Church Celebrates Over 150 Years
SHULTZ, MILLER, DINNEL
Posted By: Mistina Christner (email)
Date: 9/17/2018 at 12:38:28
Source: Iowa City Press Citizen 8-6-2016
Church celebrates over 150 years
Sharon Center United Methodist focuses on mission
Stephen Gruber-MillerThe No. 1 reason the Sharon Center United Methodist Church has reached its 150-year anniversary this summer? It welcomes new members with open arms.
It's no small feat for a rural church like this one, near Kalona, to make it to a sesquicentennial anniversary, Pastor Erling Shultz said.
"It means a lot to them to celebrate 150 years of ministry and mission, because not a lot of churches have made it 150 years, especially when we consider rural congregations," Shultz said. "... For them to still be here is a great milestone."
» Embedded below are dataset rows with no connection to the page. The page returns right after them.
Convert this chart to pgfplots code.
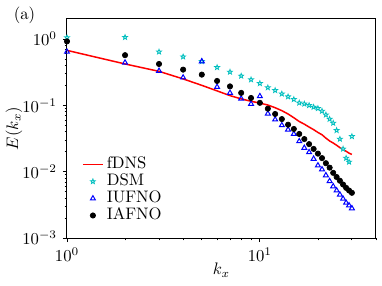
\documentclass[border=0pt]{standalone}
\usepackage{pgfplots}
\pgfplotsset{compat=1.18}
\definecolor{mcyan}{rgb}{0,0.75,0.75}
\pgfdeclareplotmark{fivestar}{%
  \pgfpathmoveto{\pgfpointpolar{90}{\pgfplotmarksize}}%
  \pgfpathlineto{\pgfpointpolar{126}{0.42\pgfplotmarksize}}%
  \pgfpathlineto{\pgfpointpolar{162}{\pgfplotmarksize}}%
  \pgfpathlineto{\pgfpointpolar{198}{0.42\pgfplotmarksize}}%
  \pgfpathlineto{\pgfpointpolar{234}{\pgfplotmarksize}}%
  \pgfpathlineto{\pgfpointpolar{270}{0.42\pgfplotmarksize}}%
  \pgfpathlineto{\pgfpointpolar{306}{\pgfplotmarksize}}%
  \pgfpathlineto{\pgfpointpolar{342}{0.42\pgfplotmarksize}}%
  \pgfpathlineto{\pgfpointpolar{18}{\pgfplotmarksize}}%
  \pgfpathlineto{\pgfpointpolar{54}{0.42\pgfplotmarksize}}%
  \pgfpathclose
  \pgfusepathqfillstroke
}
\pgfplotsset{
  lineleg/.style={legend image code/.code={\draw[##1] (0pt,0pt) -- (12pt,0pt);}},
  markleg/.style={legend image code/.code={\draw[##1] plot coordinates {(6pt,0pt)};}},
}
\begin{document}
\begin{tikzpicture}
\begin{axis}[name=ax, scale only axis, width=185.4pt, height=131.4pt,
  xmode=log, ymode=log, xmin=1, xmax=40, ymin=1e-3, ymax=2,
  xtick={1,10}, ytick={1e-3,1e-2,1e-1,1},
  minor xtick={2,3,4,5,6,7,8,9,20,30,40},
  tick pos=left, tick align=outside,
  major tick length=2.5pt, minor tick length=1.5pt,
  axis line style={line width=0.6pt}, every tick/.style={black, line width=0.5pt},
  xlabel={$k_x$}, ylabel={$E(k_x)$},
  xlabel style={at={(axis description cs:0.5,-0.146)}, anchor=center},
  ylabel style={at={(axis description cs:-0.1715,0.5)}, anchor=center},
  legend cell align=left,
  legend style={draw=none, fill=none, at={(0.048,0.376)}, anchor=north west,
    inner sep=0pt, column sep=1.2pt,
    nodes={inner sep=0.7pt, text height=6.8pt, text depth=2pt}},
]
\addplot[red, line width=0.9pt, mark=none, lineleg] coordinates {
(1,0.673)(2,0.42)(3,0.325)(4,0.25)(5,0.2)(6,0.165)(7,0.14)(8,0.125)(9,0.115)(10,0.108)
(11,0.101)(12,0.092)(13,0.083)(14,0.074)(15,0.065)(16,0.057)(17,0.052)(18,0.047)(19,0.043)(20,0.039)
(21,0.036)(22,0.032)(23,0.029)(24,0.027)(25,0.025)(26,0.023)(27,0.0215)(28,0.0203)(29,0.019)(30,0.0182)};
\addlegendentry{fDNS}
\addplot[only marks, mark=fivestar, mark size=1.5pt, draw=mcyan, fill=white, mark options={line width=0.5pt}, markleg] coordinates {
(1,1.05)(2,1.06)(3,0.64)(4,0.54)(5,0.46)(6,0.373)(7,0.318)(8,0.277)(9,0.244)(10,0.214)
(11,0.185)(12,0.168)(13,0.149)(14,0.135)(15,0.123)(16,0.109)(17,0.105)(18,0.100)(19,0.094)(20,0.090)
(21,0.082)(22,0.072)(23,0.062)(24,0.054)(25,0.042)(26,0.031)(27,0.022)(28,0.016)(29,0.014)(30,0.034)};
\addlegendentry{DSM}
\addplot[only marks, mark=triangle, mark size=1.7pt, blue, mark options={line width=0.6pt}, markleg] coordinates {
(1,0.64)(2,0.44)(3,0.33)(4,0.262)(5,0.46)(6,0.189)(7,0.154)(8,0.126)(9,0.105)(10,0.137)
(11,0.075)(12,0.061)(13,0.050)(14,0.043)(15,0.037)(16,0.0287)(17,0.0228)(18,0.0196)(19,0.0156)(20,0.0124)
(21,0.0108)(22,0.0088)(23,0.0072)(24,0.0060)(25,0.0052)(26,0.0045)(27,0.0039)(28,0.0034)(29,0.0031)(30,0.0028)};
\addlegendentry{IUFNO}
\addplot[only marks, mark=*, mark size=1.6pt, black, markleg] coordinates {
(1,0.92)(2,0.57)(3,0.42)(4,0.345)(5,0.29)(6,0.233)(7,0.193)(8,0.154)(9,0.129)(10,0.109)
(11,0.089)(12,0.074)(13,0.062)(14,0.051)(15,0.044)(16,0.037)(17,0.031)(18,0.026)(19,0.022)(20,0.0187)
(21,0.016)(22,0.0134)(23,0.0115)(24,0.0096)(25,0.0083)(26,0.0073)(27,0.0064)(28,0.0057)(29,0.0052)(30,0.0048)};
\addlegendentry{IAFNO}
\end{axis}
\node at ([shift={(-25.5pt,2.4pt)}]ax.north west) {(a)};
\pgfresetboundingbox
\path ([shift={(-40.2pt,-28.8pt)}]ax.south west) rectangle ([shift={(3.6pt,11.4pt)}]ax.north east);
\end{tikzpicture}
\end{document}
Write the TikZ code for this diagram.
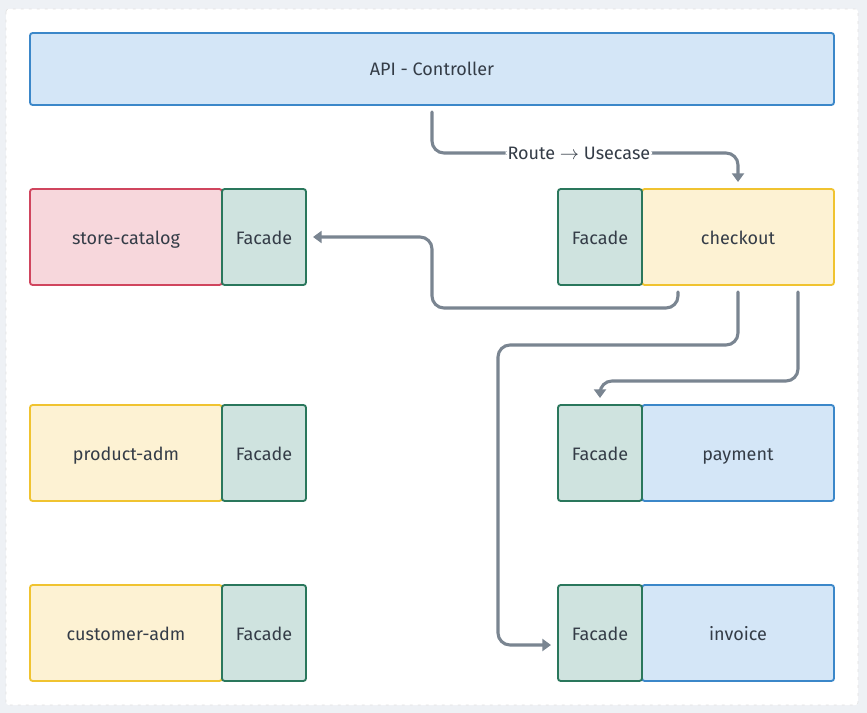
\documentclass[tikz,border=0pt]{standalone}
\usepackage{fontspec}
\setmainfont{Fira Sans}
\usetikzlibrary{arrows.meta,positioning}

\definecolor{bluefill}{HTML}{D4E6F7}
\definecolor{blueline}{HTML}{3B87C9}
\definecolor{redfill}{HTML}{F7D7DC}
\definecolor{redline}{HTML}{D0455E}
\definecolor{yelfill}{HTML}{FDF2D3}
\definecolor{yelline}{HTML}{F0C330}
\definecolor{grnfill}{HTML}{CFE3DF}
\definecolor{grnline}{HTML}{2A775C}
\definecolor{txt}{HTML}{343C47}
\definecolor{flowcol}{HTML}{7A8591}
\definecolor{pagebg}{HTML}{EEF1F5}

\tikzset{
  box/.style={draw, line width=1.4pt, rounded corners=2pt, inner sep=0pt, outer sep=0pt,
    minimum height=72pt, text=txt, text height=12pt, text depth=1.5pt,
    font=\fontsize{13.5}{16}\selectfont},
  modbox/.style={box, minimum width=144pt},
  facadebox/.style={box, minimum width=63pt, fill=grnfill, draw=grnline},
  bluemod/.style={modbox, fill=bluefill, draw=blueline},
  redmod/.style={modbox, fill=redfill, draw=redline},
  yelmod/.style={modbox, fill=yelfill, draw=yelline},
  flow/.style={draw=flowcol, line width=2.3pt, rounded corners=9pt, line cap=round,
    -{Triangle[width=9pt,length=6.5pt]}},
  flowlabel/.style={fill=white, text=txt, inner sep=1.5pt, font=\fontsize{13.5}{16}\selectfont}
}

\begin{document}
\begin{tikzpicture}[x=0.75pt, y=-0.75pt]
  % page and panel
  \fill[pagebg] (0,0) rectangle (867,713);
  \draw[fill=white, draw=black!12, dash pattern=on 2pt off 4pt, rounded corners=2pt] (6,9) rectangle (858,705);
  \useasboundingbox (0,0) rectangle (867,713);

  % controller
  \node[box, fill=bluefill, draw=blueline, minimum width=603pt, minimum height=54pt] (api) at (432,69) {API - Controller};

  % left column
  \node[redmod] (catalog) at (126,237) {store-catalog};
  \node[facadebox, right=0pt of catalog] (catfac) {Facade};

  \node[yelmod] (product) at (126,453) {product-adm};
  \node[facadebox, right=0pt of product] (prodfac) {Facade};

  \node[yelmod] (customer) at (126,633) {customer-adm};
  \node[facadebox, right=0pt of customer] (custfac) {Facade};

  % right column
  \node[yelmod] (checkout) at (738,237) {checkout};
  \node[facadebox, left=0pt of checkout] (ckfac) {Facade};

  \node[bluemod] (payment) at (738,453) {payment};
  \node[facadebox, left=0pt of payment] (payfac) {Facade};

  \node[bluemod] (invoice) at (738,633) {invoice};
  \node[facadebox, left=0pt of invoice] (invfac) {Facade};

  % connectors
  \draw[flow] ([shift={(0,7)}]api.south) -- ++(0,41) -| node[flowlabel, pos=0.24] {Route $\rightarrow$ Usecase} ([shift={(0,-7)}]checkout.north);
  \draw[flow] ([shift={(36,7)}]checkout.south west) -- ++(0,16) -| ([shift={(126,0)}]catfac.east) -- ([shift={(7,0)}]catfac.east);
  \draw[flow] ([shift={(0,7)}]checkout.south) -- ++(0,53) -| ([shift={(-60,12)}]invfac.west) -- ([shift={(-7,12)}]invfac.west);
  \draw[flow] ([shift={(-36,7)}]checkout.south east) -- ++(0,89) -| ([shift={(0,-7)}]payfac.north);
\end{tikzpicture}
\end{document}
The congregation can trace its history to 1866, when its 17 charter members first came together to worship in the Boone schoolhouse. In the years since, they've gone through three different buildings, three denominations, and a massive change in the population of the surrounding area.
Now, the church has just under 400 members and an average attendance of 145, Shultz said, and the congregation is celebrating the milestone Saturday and Sunday with a variety of events, including fireworks Saturday night, games for children, a cemetery walk during which actors playing members of the church's original charter members will give history lessons, and a special worship service Sunday, followed by a hog roast and potluck. All events are open to the public.
Marge Miller, 95, has been a member of the church since she was a baby.
"Well, I was away at college for a while, but other than that, I came back and married a local boy, and so I'm still there," she said.
The church has changed a lot during that time, but the people are what keeps it going, Miller said. Many of them, like her family, have attended the church for generations - four of Miller's great-grandparents helped co-found the church - and their families have stayed in the area.
"We just think we have a wonderful community," Miller said. "The people here are considerate. They're trustworthy. They're helpful. They look out for each other."
Typically, the church holds two services on Sunday: an earlier, casual service with a praise band, and a second, more formal service. Miller said she prefers the traditional hymns, so she'll usually go to the later service, but she thinks many of the changes she has seen over the years are good for the congregation.
"I think the dress is a little more casual now than it was 50 years ago, 40 years ago, and worship is more casual, I do believe, than it was many years ago," Miller said. "Life in general is just more relaxed and casual."
The congregation is also very mission minded, Miller said, collecting food for local pantries and donating money to causes around the country, like this year when the church gave money to help with the water crisis in Flint, Mich.
The weekend's celebration will also include a bit of a surprise, even for longtime church members, said Joan Dinnel, the church's historian.
"We're going to open our time capsule that's in the wall in our sanctuary. It has not been opened for a while, so we have no idea what's in it or what we're going to put back in it," she said.
Likely, the congregation will put in the day's bulletin and probably a picture, as well as some other information about the current church, she said.
The time capsule may include fascinating information about the church's early years. The congregation's original church was built in 1869, three years after the parish was founded. It was remodeled in 1896 and again in 1948, according to a church history. In 1959, the construction of the church's present building was completed, across the road from the old building.
Even the current United Methodist denomination has changed, Miller said. Originally, the congregation was founded as an Evangelical Church, before merging with the United Brethren Church in 1946 to become the Evangelical United Brethren Church, then merging again with the Methodist church in 1968 to become the United Methodists.
And the church continues to improve, with the addition last year of a new parsonage for the pastor to live in, as well as remodeling of the church kitchen and parlor, according to Dinnel.
The anniversary celebration will mark that progress and look to the future, Shultz said.
"Its just going to be a grand celebration to celebrate God's presence with us all these years and God's ongoing and future presence with us, and a time to give thanks and a time to look ahead to another 150 years," he said.